В последних сценах мы видим, как небесная женщина ранняя Нина становится неудачной земной женщиной, полностью проигрывающей рядом с удачной земной женщиной Аркадиной, чей дух, однако, не больше выкидыша. Потрепанный Треплев также сжимается против вислогубого Тригорина, высокий гностик на фоне матерого писателя с колдовскими от плотности словами-вещами (хотя при этом и крайне ограниченного и лживого человека) выглядит вечным дилетантом. Персонажи первого спектакля как бы окончательно переходят во второй спектакль, сдаются, проигрывают. Вялое бормотание "я — чайка, нет, не то, я — актриса" — последние всплески воспоминания о том, чего, скорее всего, на самом деле, не было.
Из Захаровой не получилось Чуриковой, а из Певцова Янковского. И тем не менее, доказан не Чехов, с его вечным плохим концом и уверенностью в невозможности обновления, но именно Мережковский. Душа-Чайка пала. Интеллигенция — это духи ада. Холод столь привычных нам типов — закон энтропии. (Только Броневой, и то, быть может, только потому, что сыграл Мюллера, о чем-то догадывается). Они побеждают, они невероятно сильны.

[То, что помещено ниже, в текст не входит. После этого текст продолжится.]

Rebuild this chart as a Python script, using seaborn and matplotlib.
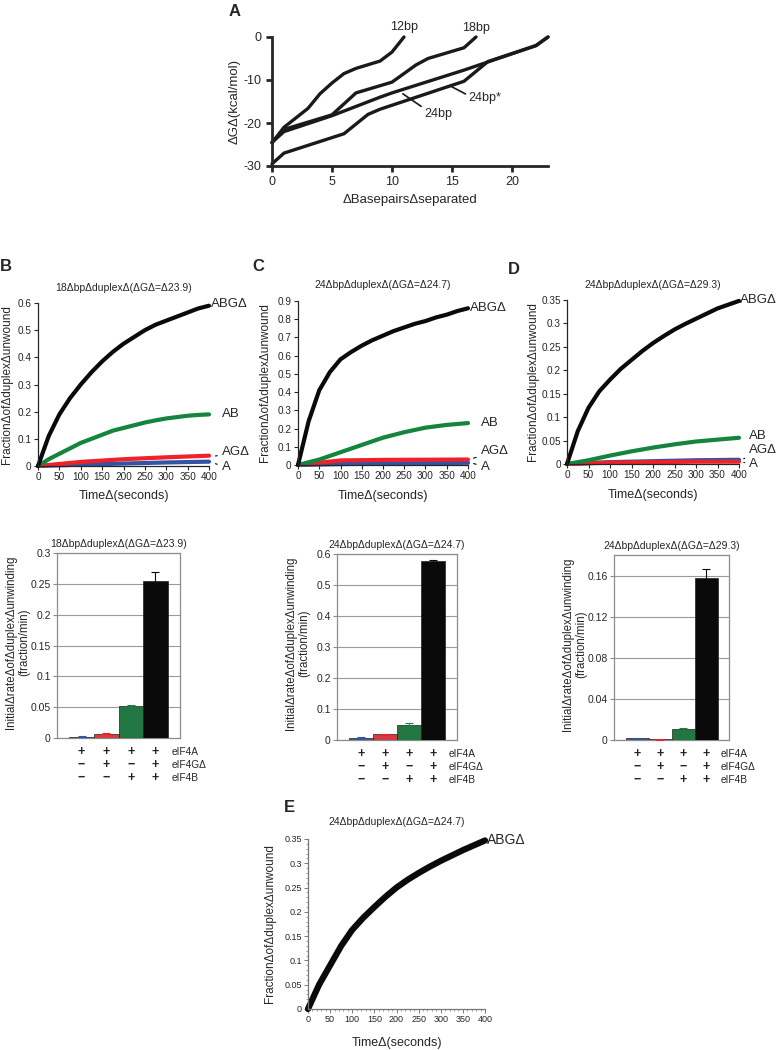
import matplotlib
matplotlib.use('Agg')
import matplotlib.pyplot as plt
import matplotlib.transforms as mtransforms
from matplotlib.ticker import FuncFormatter, MultipleLocator
import pandas as pd
import seaborn as sns

# ---- Panel A: free energy of unwinding vs. basepairs separated
bp_12 = [0, 1, 3, 4, 5, 6, 7, 9, 10, 11]
dg_12 = [-24.6, -21, -16.6, -13.2, -10.7, -8.5, -7.3, -5.6, -3.5, 0]
bp_18 = [0, 1, 5, 7, 10, 12, 13, 16, 17]
dg_18 = [-24.5, -21.5, -18.1, -13, -10.5, -6.5, -5, -2.5, 0]
bp_24 = [0, 1, 5, 9, 10, 16, 18, 22, 23]
dg_24 = [-24.5, -22, -18.3, -14, -13, -7.7, -5.8, -2, 0]
bp_24s = [0, 1, 6, 8, 9, 16, 18, 22, 23]
dg_24s = [-29.5, -27, -22.5, -18, -16.8, -10.3, -5.7, -2, 0]

# ---- Panels B-E: unwinding time courses (seconds, fraction unwound)
t_fine = [0, 25, 50, 75, 100, 125, 150, 175, 200, 225, 250, 275, 300, 325, 350, 375, 400]
t_coarse = [0, 50, 100, 150, 200, 250, 300, 350, 400]
t_lin = [0, 100, 200, 300, 400]

b_abg = [0, 0.11, 0.19, 0.25, 0.30, 0.345, 0.385, 0.42, 0.45, 0.475, 0.50, 0.52, 0.535, 0.55, 0.565, 0.58, 0.59]
b_ab = [0, 0.025, 0.045, 0.065, 0.085, 0.10, 0.115, 0.13, 0.14, 0.15, 0.16, 0.168, 0.175, 0.18, 0.185, 0.188, 0.19]
b_ag = [0, 0.015, 0.025, 0.032, 0.038]
b_a = [0, 0.005, 0.009, 0.013, 0.016]

c_abg = [0, 0.24, 0.41, 0.51, 0.58, 0.62, 0.655, 0.685, 0.71, 0.735, 0.755, 0.775, 0.79, 0.81, 0.825, 0.845, 0.86]
c_ab = [0, 0.03, 0.07, 0.11, 0.15, 0.18, 0.205, 0.22, 0.23]
c_ag = [0, 0.025, 0.028, 0.029, 0.03]
c_a = [0, 0.005, 0.008, 0.01, 0.012]

d_abg = [0, 0.07, 0.12, 0.155, 0.18, 0.203, 0.222, 0.241, 0.258, 0.273, 0.287, 0.299, 0.31, 0.321, 0.332, 0.34, 0.348]
d_ab = [0, 0.008, 0.018, 0.027, 0.035, 0.042, 0.048, 0.052, 0.056]
d_ag = [0, 0.004, 0.006, 0.008, 0.009]
d_a = [0, 0.003, 0.004, 0.005, 0.005]

e_abg = [0, 0.05, 0.09, 0.13, 0.163, 0.188, 0.21, 0.231, 0.25, 0.266, 0.28, 0.293, 0.305, 0.316, 0.327, 0.337, 0.347]

# ---- Initial rates (fraction/min)
rate_b = [0.002, 0.007, 0.052, 0.255]
err_b = [0.0005, 0.001, 0.001, 0.015]
rate_c = [0.008, 0.018, 0.05, 0.577]
err_c = [0.001, 0.002, 0.006, 0.004]
rate_d = [0.0015, 0.0007, 0.011, 0.158]
err_d = [0.0003, 0.0003, 0.0008, 0.008]

conditions = ['A', 'AG', 'AB', 'ABG']
factor_names = ['eIF4A', 'eIF4GΔ', 'eIF4B']
factor_marks = [['+', '+', '+', '+'],
                ['−', '+', '−', '+'],
                ['−', '−', '+', '+']]

BLUE = '#3253a6'
RED = '#ee2228'
GREEN = '#14843f'
BLACK = '#0a0a0a'
bar_colors = [BLUE, RED, GREEN, BLACK]

sns.set_style('ticks')
plt.rcParams['font.family'] = ['Liberation Sans', 'DejaVu Sans']
plt.rcParams['axes.linewidth'] = 0.9
plt.rcParams['axes.unicode_minus'] = False

fig = plt.figure(figsize=(7.78, 10.5), dpi=100)
W, H = 778.0, 1050.0


def px_axes(x0, y0, x1, y1):
    # rectangle given in pixel coords of the page (top-left origin)
    return fig.add_axes([x0 / W, 1 - y1 / H, (x1 - x0) / W, (y1 - y0) / H])


fmt_g = FuncFormatter(lambda v, p: f'{v:g}')

# ================= Panel A
axA = px_axes(272, 37, 548, 166)
for xs, ys in [(bp_12, dg_12), (bp_18, dg_18), (bp_24, dg_24), (bp_24s, dg_24s)]:
    sns.lineplot(x=xs, y=ys, color='#1a1a1a', lw=2.4, ax=axA, clip_on=False)
axA.set_xlim(0, 23)
axA.set_ylim(-30, 0)
axA.set_xticks([0, 5, 10, 15, 20])
axA.set_yticks([0, -10, -20, -30])
sns.despine(ax=axA)
for s in ['left', 'bottom']:
    axA.spines[s].set_linewidth(2)
axA.tick_params(width=2, length=4, labelsize=9)
axA.set_xlabel('ΔBasepairsΔseparated', fontsize=9.5, labelpad=4)
axA.set_ylabel('ΔGΔ(kcal/mol)', fontsize=9.5, labelpad=2)
axA.text(11, 2.3, '12bp', fontsize=9, ha='center', va='center')
axA.text(17, 2.1, '18bp', fontsize=9, ha='center', va='center')
axA.annotate('24bp*', xy=(15.0, -11.6), xytext=(16.4, -14.2), fontsize=9, va='center',
             arrowprops=dict(arrowstyle='-', color='#1a1a1a', lw=1.2, shrinkA=0, shrinkB=0,
                             relpos=(0, 0.7)))
axA.annotate('24bp', xy=(10.9, -13.2), xytext=(12.7, -17.9), fontsize=9, va='center',
             arrowprops=dict(arrowstyle='-', color='#1a1a1a', lw=1.2, shrinkA=0, shrinkB=0,
                             relpos=(0, 0.95)))
fig.text(229 / W, 1 - 12 / H, 'A', fontsize=12, fontweight='bold', va='center')


# ================= Panels B-D kinetics
def draw_kinetics(ax, traces, ymax, ystep, title, labels, ylab_x):
    for xs, ys, col in traces:
        sns.lineplot(x=xs, y=ys, color=col, lw=3, ax=ax, clip_on=False)
    ax.set_xlim(0, 400)
    ax.set_ylim(0, ymax)
    ax.xaxis.set_major_locator(MultipleLocator(50))
    ax.yaxis.set_major_locator(MultipleLocator(ystep))
    ax.yaxis.set_major_formatter(fmt_g)
    sns.despine(ax=ax)
    ax.tick_params(length=3, width=0.8, labelsize=7.2, pad=1.5)
    ax.set_title(title, fontsize=7.5, pad=9)
    ax.set_xlabel('TimeΔ(seconds)', fontsize=9)
    ax.xaxis.set_label_coords(0.5, -0.15)
    ax.set_ylabel('FractionΔofΔduplexΔunwound', fontsize=8.5)
    ax.yaxis.set_label_coords(ylab_x, 0.5)
    for txt, xy, xt in labels:
        if xy is None:
            ax.text(xt[0], xt[1], txt, fontsize=9.5, va='center', clip_on=False)
        else:
            ax.annotate(txt, xy=xy, xytext=xt, fontsize=9.5, va='center', annotation_clip=False,
                        arrowprops=dict(arrowstyle='-', color='k', lw=0.8, shrinkA=1, shrinkB=1))


axB = px_axes(38, 303, 209, 466)
draw_kinetics(axB, [(t_lin, b_a, BLUE), (t_lin, b_ag, RED), (t_fine, b_ab, GREEN), (t_fine, b_abg, BLACK)],
              0.6, 0.1, '18ΔbpΔduplexΔ(ΔGΔ=Δ23.9)',
              [('ABGΔ', None, (404, 0.595)), ('AB', None, (430, 0.19)),
               ('AGΔ', (412, 0.036), (430, 0.05)), ('A', (412, 0.01), (430, -0.004))], -0.148)

axC = px_axes(298, 301, 468, 465)
draw_kinetics(axC, [(t_lin, c_a, BLUE), (t_lin, c_ag, RED), (t_coarse, c_ab, GREEN), (t_fine, c_abg, BLACK)],
              0.9, 0.1, '24ΔbpΔduplexΔ(ΔGΔ=Δ24.7)',
              [('ABGΔ', None, (404, 0.86)), ('AB', None, (430, 0.23)),
               ('AGΔ', (410, 0.035), (430, 0.075)), ('A', (410, 0.01), (430, -0.01))], -0.16)

axD = px_axes(567, 300, 739, 464)
draw_kinetics(axD, [(t_lin, d_ag, BLUE), (t_lin, d_a, RED), (t_coarse, d_ab, GREEN), (t_fine, d_abg, BLACK)],
              0.35, 0.05, '24ΔbpΔduplexΔ(ΔGΔ=Δ29.3)',
              [('ABGΔ', None, (402, 0.35)), ('AB', None, (424, 0.059)),
               ('AGΔ', (408, 0.01), (424, 0.03)), ('A', (408, 0.004), (424, -0.001))], -0.16)

fig.text(0 / W, 1 - 266 / H, 'B', fontsize=12, fontweight='bold', va='center')
fig.text(252 / W, 1 - 266 / H, 'C', fontsize=12, fontweight='bold', va='center')
fig.text(508 / W, 1 - 270 / H, 'D', fontsize=12, fontweight='bold', va='center')


# ================= Bar charts of initial rates
def draw_rates(ax, rates, errs, ymax, ystep, title, ylab_x):
    df = pd.DataFrame({'cond': conditions, 'rate': rates})
    sns.barplot(data=df, x='cond', y='rate', hue='cond', palette=bar_colors, width=1.0,
                legend=False, edgecolor='#222222', linewidth=0.5, ax=ax, zorder=3)
    for i, (r, e) in enumerate(zip(rates, errs)):
        ax.errorbar(i, r, yerr=e, color=bar_colors[i], capsize=3, elinewidth=0.8,
                    capthick=0.8, zorder=4)
    ax.set_xlim(-1, 4)
    ax.set_ylim(0, ymax)
    ax.yaxis.set_major_locator(MultipleLocator(ystep))
    ax.yaxis.set_major_formatter(fmt_g)
    ax.grid(axis='y', color='#9a9a9a', lw=0.8, zorder=0)
    for s in ax.spines.values():
        s.set_color('#8c8c8c')
        s.set_linewidth(0.9)
    ax.tick_params(axis='x', bottom=False, labelbottom=False)
    ax.tick_params(axis='y', length=3, width=0.8, color='#8c8c8c', labelsize=7.5, pad=1.5)
    ax.set_xlabel('')
    ax.set_title(title, fontsize=7.5, pad=4)
    ax.set_ylabel('InitialΔrateΔofΔduplexΔunwinding\n(fraction/min)', fontsize=8.3, linespacing=1.1)
    ax.yaxis.set_label_coords(ylab_x, 0.52)
    tr = mtransforms.blended_transform_factory(ax.transData, ax.transAxes)
    for r, (name, marks) in enumerate(zip(factor_names, factor_marks)):
        yy = -0.075 - 0.07 * r
        for i, m in enumerate(marks):
            ax.text(i, yy, m, transform=tr, ha='center', va='center', fontsize=9, fontweight='bold')
        ax.text(3.65, yy, name, transform=tr, ha='left', va='center', fontsize=7.3)


axBb = px_axes(57, 553, 180, 738)
draw_rates(axBb, rate_b, err_b, 0.3, 0.05, '18ΔbpΔduplexΔ(ΔGΔ=Δ23.9)', -0.22)
axCb = px_axes(337, 554, 457, 740)
draw_rates(axCb, rate_c, err_c, 0.6, 0.1, '24ΔbpΔduplexΔ(ΔGΔ=Δ24.7)', -0.225)
axDb = px_axes(614, 555, 729, 740)
draw_rates(axDb, rate_d, err_d, 0.18, 0.04, '24ΔbpΔduplexΔ(ΔGΔ=Δ29.3)', -0.235)

# ================= Panel E
axE = px_axes(308, 839, 485, 1009)
sns.lineplot(x=t_fine, y=e_abg, color=BLACK, lw=4.5, ax=axE, clip_on=False)
axE.set_xlim(0, 400)
axE.set_ylim(0, 0.35)
axE.xaxis.set_major_locator(MultipleLocator(50))
axE.xaxis.set_minor_locator(MultipleLocator(10))
axE.yaxis.set_major_locator(MultipleLocator(0.05))
axE.yaxis.set_minor_locator(MultipleLocator(0.01))
axE.yaxis.set_major_formatter(fmt_g)
sns.despine(ax=axE)
for s in ['left', 'bottom']:
    axE.spines[s].set_color('#777777')
axE.tick_params(which='major', length=3, width=0.7, labelsize=6.5, pad=1.5, color='#777777')
axE.tick_params(which='minor', length=1.5, width=0.5, color='#777777')
axE.set_title('24ΔbpΔduplexΔ(ΔGΔ=Δ24.7)', fontsize=7.5, pad=10)
axE.set_xlabel('TimeΔ(seconds)', fontsize=9)
axE.xaxis.set_label_coords(0.5, -0.165)
axE.set_ylabel('FractionΔofΔduplexΔunwound', fontsize=8.5)
axE.yaxis.set_label_coords(-0.18, 0.5)
axE.text(404, 0.348, 'ABGΔ', fontsize=10, va='center', clip_on=False)
fig.text(284 / W, 1 - 808 / H, 'E', fontsize=12, fontweight='bold', va='center')

fig.savefig('out.png', dpi=100)
plt.close(fig)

Но от этого они не становятся позитивными, не смеют претендовать на возведение в норму. Сволочь и есть сволочь. Бытие как драма, как лишение, как спуск в ад. Но если есть страдание, значит есть страдающий. А если есть страдающий, значит есть высшее знание, повествующее нам о гностическом устройстве реальности. Бледным призракам декаданса совершенно необходимо пройти опыт спуска в интеллигенцию, в дезориентированный вампирический экзистенциализм лицемерных и убогих обывателей. Только тогда миф об Ахамот приобретет свой трагический смысл. Плевела будут отделены от зерен. Страждущий обнаружит свое онтологическое отличие от того, кто причиняет боль.